Set task:
Show each line from the listing that includes the word "matches".

Provided information:
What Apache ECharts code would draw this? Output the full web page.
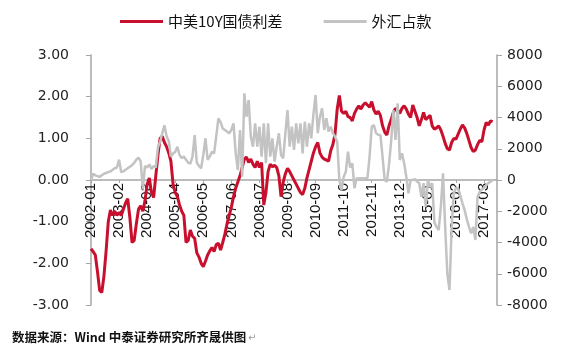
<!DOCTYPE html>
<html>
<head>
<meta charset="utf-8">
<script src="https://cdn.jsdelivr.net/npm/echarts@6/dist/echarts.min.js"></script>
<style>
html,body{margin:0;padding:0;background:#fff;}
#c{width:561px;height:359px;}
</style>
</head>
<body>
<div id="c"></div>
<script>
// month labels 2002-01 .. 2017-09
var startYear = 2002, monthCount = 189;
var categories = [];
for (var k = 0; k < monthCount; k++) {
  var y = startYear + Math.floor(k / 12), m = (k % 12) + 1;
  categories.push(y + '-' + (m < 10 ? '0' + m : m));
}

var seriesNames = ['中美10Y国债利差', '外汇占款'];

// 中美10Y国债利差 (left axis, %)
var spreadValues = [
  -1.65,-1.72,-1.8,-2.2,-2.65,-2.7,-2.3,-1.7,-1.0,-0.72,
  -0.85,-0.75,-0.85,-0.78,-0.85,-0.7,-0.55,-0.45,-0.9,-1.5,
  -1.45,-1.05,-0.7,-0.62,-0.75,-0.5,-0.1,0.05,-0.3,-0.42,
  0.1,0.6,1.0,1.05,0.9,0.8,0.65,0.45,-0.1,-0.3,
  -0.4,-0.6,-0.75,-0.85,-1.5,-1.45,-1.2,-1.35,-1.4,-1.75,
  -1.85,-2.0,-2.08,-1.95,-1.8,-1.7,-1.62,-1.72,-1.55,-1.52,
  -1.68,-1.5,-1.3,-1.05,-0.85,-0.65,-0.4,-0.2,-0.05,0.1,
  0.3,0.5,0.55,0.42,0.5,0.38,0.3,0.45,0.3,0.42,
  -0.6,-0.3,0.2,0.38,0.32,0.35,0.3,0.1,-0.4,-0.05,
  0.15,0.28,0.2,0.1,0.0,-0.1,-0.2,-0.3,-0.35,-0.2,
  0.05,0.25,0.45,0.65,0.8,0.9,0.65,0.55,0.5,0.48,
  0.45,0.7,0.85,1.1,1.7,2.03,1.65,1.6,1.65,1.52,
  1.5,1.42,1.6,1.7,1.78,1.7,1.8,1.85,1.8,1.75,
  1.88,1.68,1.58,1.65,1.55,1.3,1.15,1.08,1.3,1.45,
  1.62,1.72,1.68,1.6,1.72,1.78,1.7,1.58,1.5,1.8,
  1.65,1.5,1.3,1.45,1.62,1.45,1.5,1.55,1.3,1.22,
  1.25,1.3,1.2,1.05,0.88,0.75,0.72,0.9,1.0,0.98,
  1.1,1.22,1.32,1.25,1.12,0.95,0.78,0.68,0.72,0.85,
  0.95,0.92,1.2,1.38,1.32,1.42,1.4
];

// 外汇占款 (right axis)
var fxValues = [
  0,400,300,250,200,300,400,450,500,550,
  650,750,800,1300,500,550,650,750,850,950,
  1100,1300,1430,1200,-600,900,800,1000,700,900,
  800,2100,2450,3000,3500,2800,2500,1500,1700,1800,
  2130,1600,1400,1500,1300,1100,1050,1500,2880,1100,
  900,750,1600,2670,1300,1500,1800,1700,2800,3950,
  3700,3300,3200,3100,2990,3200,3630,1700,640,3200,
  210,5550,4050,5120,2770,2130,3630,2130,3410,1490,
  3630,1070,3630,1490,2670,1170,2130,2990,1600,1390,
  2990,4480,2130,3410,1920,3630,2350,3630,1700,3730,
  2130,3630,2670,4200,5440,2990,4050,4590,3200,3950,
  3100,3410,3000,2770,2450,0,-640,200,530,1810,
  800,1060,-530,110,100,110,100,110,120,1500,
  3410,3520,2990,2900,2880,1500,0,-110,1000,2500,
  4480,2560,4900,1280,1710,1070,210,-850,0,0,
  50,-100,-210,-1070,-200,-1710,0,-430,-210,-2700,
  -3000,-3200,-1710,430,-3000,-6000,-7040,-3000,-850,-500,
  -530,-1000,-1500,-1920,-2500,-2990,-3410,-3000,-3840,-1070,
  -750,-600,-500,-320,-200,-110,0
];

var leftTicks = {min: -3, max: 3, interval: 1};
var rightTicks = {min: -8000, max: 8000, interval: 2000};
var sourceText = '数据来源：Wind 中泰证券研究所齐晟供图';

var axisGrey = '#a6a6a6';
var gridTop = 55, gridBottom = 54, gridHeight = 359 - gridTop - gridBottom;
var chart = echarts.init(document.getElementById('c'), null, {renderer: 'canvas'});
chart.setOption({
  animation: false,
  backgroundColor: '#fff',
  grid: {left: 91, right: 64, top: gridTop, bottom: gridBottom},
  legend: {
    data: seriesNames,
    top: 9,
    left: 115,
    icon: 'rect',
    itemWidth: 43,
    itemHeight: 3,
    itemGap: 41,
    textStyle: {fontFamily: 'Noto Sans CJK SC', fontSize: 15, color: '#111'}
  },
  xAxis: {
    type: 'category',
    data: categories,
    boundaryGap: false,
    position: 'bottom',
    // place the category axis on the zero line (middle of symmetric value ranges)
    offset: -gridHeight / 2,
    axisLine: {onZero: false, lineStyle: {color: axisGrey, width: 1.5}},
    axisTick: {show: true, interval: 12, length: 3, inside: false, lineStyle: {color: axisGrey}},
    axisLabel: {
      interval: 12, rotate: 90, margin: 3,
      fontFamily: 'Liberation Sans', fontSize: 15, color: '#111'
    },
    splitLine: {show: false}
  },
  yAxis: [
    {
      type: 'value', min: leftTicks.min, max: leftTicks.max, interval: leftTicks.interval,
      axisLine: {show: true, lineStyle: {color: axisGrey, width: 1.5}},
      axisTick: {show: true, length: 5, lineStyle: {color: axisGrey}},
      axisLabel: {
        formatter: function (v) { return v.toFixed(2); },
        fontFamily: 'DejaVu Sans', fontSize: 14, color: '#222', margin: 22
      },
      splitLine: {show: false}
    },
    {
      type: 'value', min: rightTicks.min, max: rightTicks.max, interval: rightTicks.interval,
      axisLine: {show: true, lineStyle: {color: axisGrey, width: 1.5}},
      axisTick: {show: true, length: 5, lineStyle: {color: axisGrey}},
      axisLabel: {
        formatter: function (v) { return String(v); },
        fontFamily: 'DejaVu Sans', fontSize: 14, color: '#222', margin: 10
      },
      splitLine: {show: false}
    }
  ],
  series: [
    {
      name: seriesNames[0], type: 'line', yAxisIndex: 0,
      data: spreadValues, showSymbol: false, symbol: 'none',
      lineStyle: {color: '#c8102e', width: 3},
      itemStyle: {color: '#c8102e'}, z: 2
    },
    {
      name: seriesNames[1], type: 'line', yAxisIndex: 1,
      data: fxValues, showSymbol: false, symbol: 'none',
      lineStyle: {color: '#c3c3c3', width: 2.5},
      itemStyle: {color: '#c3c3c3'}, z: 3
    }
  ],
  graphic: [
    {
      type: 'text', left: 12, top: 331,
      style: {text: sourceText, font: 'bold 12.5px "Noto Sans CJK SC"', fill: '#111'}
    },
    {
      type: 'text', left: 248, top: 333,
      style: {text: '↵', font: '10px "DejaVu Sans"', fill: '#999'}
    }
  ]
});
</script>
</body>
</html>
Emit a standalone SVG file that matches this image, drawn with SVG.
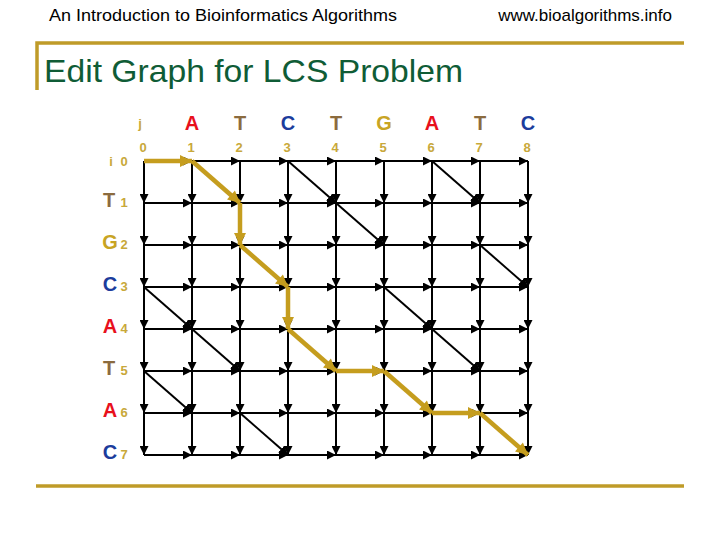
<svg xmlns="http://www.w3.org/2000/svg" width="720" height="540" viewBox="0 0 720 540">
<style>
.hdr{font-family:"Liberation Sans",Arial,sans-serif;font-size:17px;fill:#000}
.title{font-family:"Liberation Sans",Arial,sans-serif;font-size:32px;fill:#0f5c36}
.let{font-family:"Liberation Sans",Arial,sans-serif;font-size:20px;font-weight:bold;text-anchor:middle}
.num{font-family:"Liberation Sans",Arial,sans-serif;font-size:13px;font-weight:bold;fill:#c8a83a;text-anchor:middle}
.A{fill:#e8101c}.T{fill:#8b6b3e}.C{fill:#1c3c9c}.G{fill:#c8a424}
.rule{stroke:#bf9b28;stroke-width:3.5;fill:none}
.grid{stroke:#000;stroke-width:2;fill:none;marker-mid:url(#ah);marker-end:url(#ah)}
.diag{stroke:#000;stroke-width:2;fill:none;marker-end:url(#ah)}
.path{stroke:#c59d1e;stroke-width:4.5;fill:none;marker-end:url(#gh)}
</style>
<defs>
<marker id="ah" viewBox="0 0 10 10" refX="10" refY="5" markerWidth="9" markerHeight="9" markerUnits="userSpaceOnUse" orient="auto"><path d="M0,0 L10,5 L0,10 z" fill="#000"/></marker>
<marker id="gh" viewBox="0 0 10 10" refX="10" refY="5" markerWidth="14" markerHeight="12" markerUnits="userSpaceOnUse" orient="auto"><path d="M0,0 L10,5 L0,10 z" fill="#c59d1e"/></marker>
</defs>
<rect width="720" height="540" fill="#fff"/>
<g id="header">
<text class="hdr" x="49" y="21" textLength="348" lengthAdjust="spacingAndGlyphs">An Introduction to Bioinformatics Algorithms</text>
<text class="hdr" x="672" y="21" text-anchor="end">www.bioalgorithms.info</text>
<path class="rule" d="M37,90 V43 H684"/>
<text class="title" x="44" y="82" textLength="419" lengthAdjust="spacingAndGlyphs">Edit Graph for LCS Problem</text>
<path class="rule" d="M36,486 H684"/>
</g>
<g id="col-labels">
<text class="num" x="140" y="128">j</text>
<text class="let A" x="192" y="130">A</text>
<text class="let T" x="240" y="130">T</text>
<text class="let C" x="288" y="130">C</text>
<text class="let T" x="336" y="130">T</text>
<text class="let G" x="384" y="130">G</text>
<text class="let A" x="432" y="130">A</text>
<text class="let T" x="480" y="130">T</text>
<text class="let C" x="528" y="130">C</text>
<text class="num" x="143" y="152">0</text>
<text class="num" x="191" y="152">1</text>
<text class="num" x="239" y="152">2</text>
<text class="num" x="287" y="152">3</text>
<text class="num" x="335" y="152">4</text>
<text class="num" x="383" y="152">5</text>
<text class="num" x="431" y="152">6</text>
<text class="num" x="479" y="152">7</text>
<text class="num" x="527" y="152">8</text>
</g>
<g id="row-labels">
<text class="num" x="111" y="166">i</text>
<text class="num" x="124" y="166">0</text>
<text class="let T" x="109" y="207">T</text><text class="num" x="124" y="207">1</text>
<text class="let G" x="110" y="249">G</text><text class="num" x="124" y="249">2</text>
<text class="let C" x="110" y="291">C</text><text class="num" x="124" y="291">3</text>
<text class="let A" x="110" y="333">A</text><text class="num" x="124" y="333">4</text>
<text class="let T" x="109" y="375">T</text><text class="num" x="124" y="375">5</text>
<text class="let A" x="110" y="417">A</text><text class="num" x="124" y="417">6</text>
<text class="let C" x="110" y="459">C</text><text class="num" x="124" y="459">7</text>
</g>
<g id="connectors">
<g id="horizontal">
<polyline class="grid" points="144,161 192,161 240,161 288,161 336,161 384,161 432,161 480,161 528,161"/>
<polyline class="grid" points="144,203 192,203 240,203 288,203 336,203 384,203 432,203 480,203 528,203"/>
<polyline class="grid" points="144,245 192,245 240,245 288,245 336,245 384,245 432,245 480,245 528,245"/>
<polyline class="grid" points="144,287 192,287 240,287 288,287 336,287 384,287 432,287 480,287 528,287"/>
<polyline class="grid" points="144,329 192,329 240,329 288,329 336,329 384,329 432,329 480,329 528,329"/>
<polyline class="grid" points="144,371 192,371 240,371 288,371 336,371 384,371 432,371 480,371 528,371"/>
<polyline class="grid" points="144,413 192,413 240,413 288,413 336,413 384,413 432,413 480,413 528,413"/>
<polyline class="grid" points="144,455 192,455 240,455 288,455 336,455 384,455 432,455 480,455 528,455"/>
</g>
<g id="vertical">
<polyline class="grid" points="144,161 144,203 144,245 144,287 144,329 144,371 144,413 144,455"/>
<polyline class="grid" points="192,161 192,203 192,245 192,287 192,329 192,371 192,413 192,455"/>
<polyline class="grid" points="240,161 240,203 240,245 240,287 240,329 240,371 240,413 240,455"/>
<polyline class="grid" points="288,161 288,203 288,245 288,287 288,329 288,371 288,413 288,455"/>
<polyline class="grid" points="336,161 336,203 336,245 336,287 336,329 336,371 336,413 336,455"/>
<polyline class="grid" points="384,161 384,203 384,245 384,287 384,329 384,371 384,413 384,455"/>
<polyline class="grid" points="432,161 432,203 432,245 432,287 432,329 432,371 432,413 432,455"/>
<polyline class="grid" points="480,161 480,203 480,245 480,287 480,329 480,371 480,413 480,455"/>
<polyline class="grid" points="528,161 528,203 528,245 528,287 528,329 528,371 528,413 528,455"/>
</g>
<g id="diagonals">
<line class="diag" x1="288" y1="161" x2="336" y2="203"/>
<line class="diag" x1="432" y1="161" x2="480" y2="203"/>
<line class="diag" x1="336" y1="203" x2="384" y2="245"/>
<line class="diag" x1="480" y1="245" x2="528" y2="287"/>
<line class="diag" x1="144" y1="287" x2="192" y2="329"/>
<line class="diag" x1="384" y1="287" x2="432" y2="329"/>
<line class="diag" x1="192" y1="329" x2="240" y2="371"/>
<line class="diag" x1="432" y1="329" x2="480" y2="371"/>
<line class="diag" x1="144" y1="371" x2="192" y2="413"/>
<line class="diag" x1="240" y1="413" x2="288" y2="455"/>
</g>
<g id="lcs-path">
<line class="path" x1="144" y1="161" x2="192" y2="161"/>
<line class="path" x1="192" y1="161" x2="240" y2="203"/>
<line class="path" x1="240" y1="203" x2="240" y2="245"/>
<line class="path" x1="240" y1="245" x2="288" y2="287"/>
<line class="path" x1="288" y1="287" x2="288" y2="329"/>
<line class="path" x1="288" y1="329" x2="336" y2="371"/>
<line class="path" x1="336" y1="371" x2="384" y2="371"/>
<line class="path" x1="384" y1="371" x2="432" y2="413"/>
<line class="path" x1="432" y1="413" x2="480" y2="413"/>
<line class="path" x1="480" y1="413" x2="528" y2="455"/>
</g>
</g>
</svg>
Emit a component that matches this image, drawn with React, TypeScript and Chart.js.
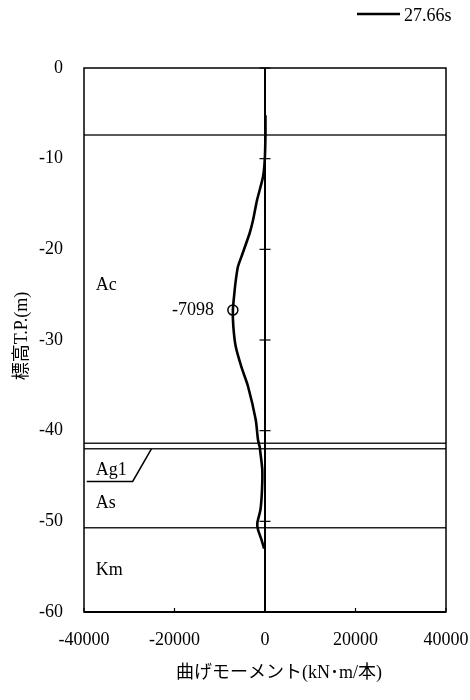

Response to this exercise:
Emit a standalone SVG file that matches this image, drawn with SVG.
Emit a component that matches this image, drawn with React, TypeScript and Chart.js.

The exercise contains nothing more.